260 of 271 people found the following review helpful:
5.0 out of 5 stars Disruptive technologies create a threat to large companies, November 13, 2001
This is a book is about successful, well-led companies -often market leaders- that carefully pay attention to what customers need and that invest heavily in new technologies, but still loose their market leadership suddenly. This can happen when disruptive technologies enter the stage. Most technologies improve the performance of existing products in relation to the criteria which existing customers have always used. These technologies are called sustaining technologies. Disruptive technologies do something different. They create an entirely new value proposition. They improve the performance of the product in relation to new performance criteria. Products which are based on disruptive technologies are often smaller, cheaper, simpler, and easier to use. However, the moment they are introduced, they can not at once compete against the traditional products and so they cannot directly reach a big market. Christensen researched how disruptive technologies have developed in the computer disk industry, an extremely rapid evolving industry. He identified six steps in the emergence of disruptive technologies:

1. Disruptive technologies often are invented in traditional large companies. Example: at Seagate Technology, the biggest producer of 5,25 disks, engineers in 1985 designed the first 3,5 disk.

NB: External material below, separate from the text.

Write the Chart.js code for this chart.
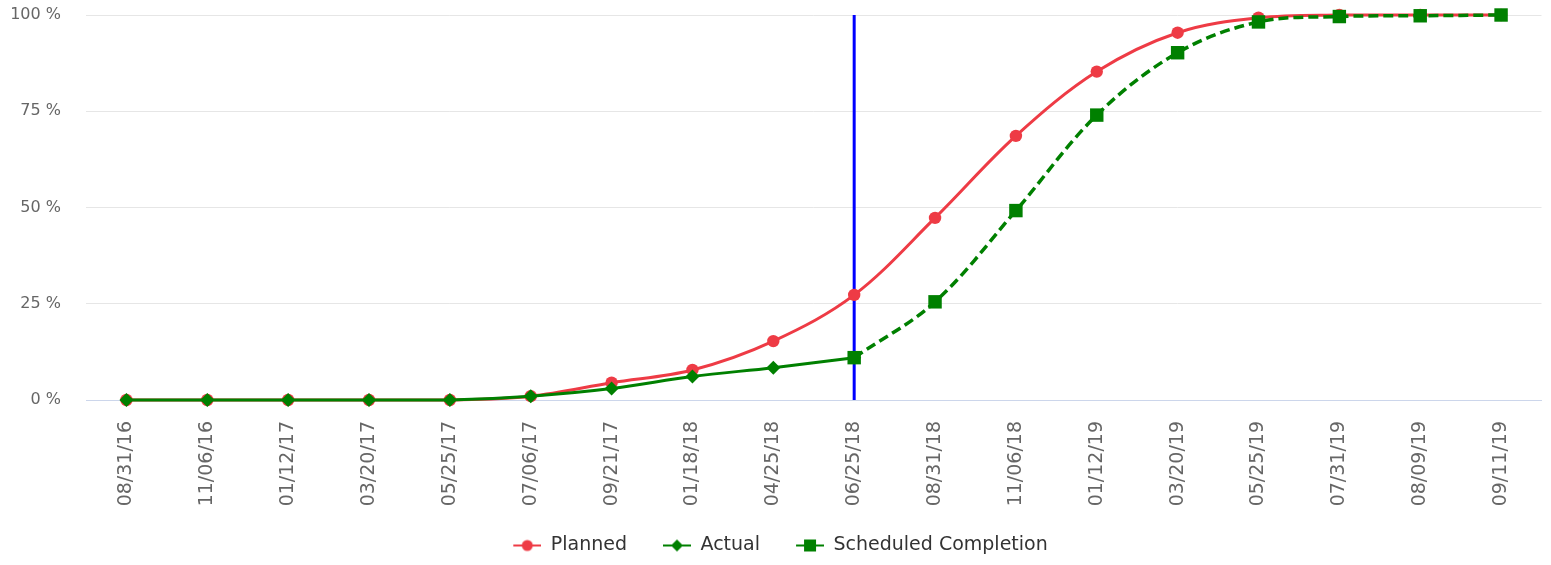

2. The marketing department examines first reactions from important customers to the new technology. Then they notice that existing customers are not very interested and they conclude that not a lot of money can be made with the new product. Example: this is what happened at Seagate. The 3,5 disk's were put upon the shelf.

3. The company keeps on investing in the traditional technology. Performance improvement of the traditional technology is highly appreciated by existing customers and a lot of money is being made. Example: Seagate invested in the 5,25 disk technology. This led to considerable improvement of the technology and to a considerable improvement of sales.

4. New companies are started up (by ex-employees of the traditional companies) and markets for the new technology emerge by trial and error. Example: ex-Seagate people started up Corner Peripherals. This company focused on the small emerging market for 3,5 inch disks. In the beginning this was only for the laptop market.

5. The new players move up in the market. The performance of the new technologies gets better after some time, enabling them to compete better and better with the traditional companies and products. Example: the performance of the 3,5 disks improved drastically. The 3,5 inch disk moved up in the market, to the personal computer market. Corner pushed Seagate out of the PC market for 3,5 inch disk drives.

6. Traditional companies try to defend their market position and to get along in the new market. Often they notice that they have fallen behind so far, that they cannot keep up. Example: Seagate did not succeed in capturing a significant part of the new market for 3,5 inch disk drives for PC's.

The events described above can be understood by the four principles of disruptive technologies which Christensen formulates:

1. In well-led companies it is customers, not managers, who actually determine resources allocation. This is a proposition of the resources dependence theory (Pfeffer & Salancik, 1978) which is supported strongly by the research of Christensen. In essence: middle managers will not tend to invest in technologies that are not directly appreciated by important (large) clients, because they will not be able to get quick financial gains by doing this.

2. Small markets can not fulfil the growth need of large companies. For several reasons, growth is important for companies. Unfortunately, the bigger the company, the harder it is to continue growth. A small company (40 million sales) with a growth target of 20%, must achieve 8 million extra sales. A large company (4 billion sales), has to achieve 800 million of extra sales! Emerging markets often simply are not large enough to fulfil such growth needs. They can, however, fulfil the growth needs of new small companies.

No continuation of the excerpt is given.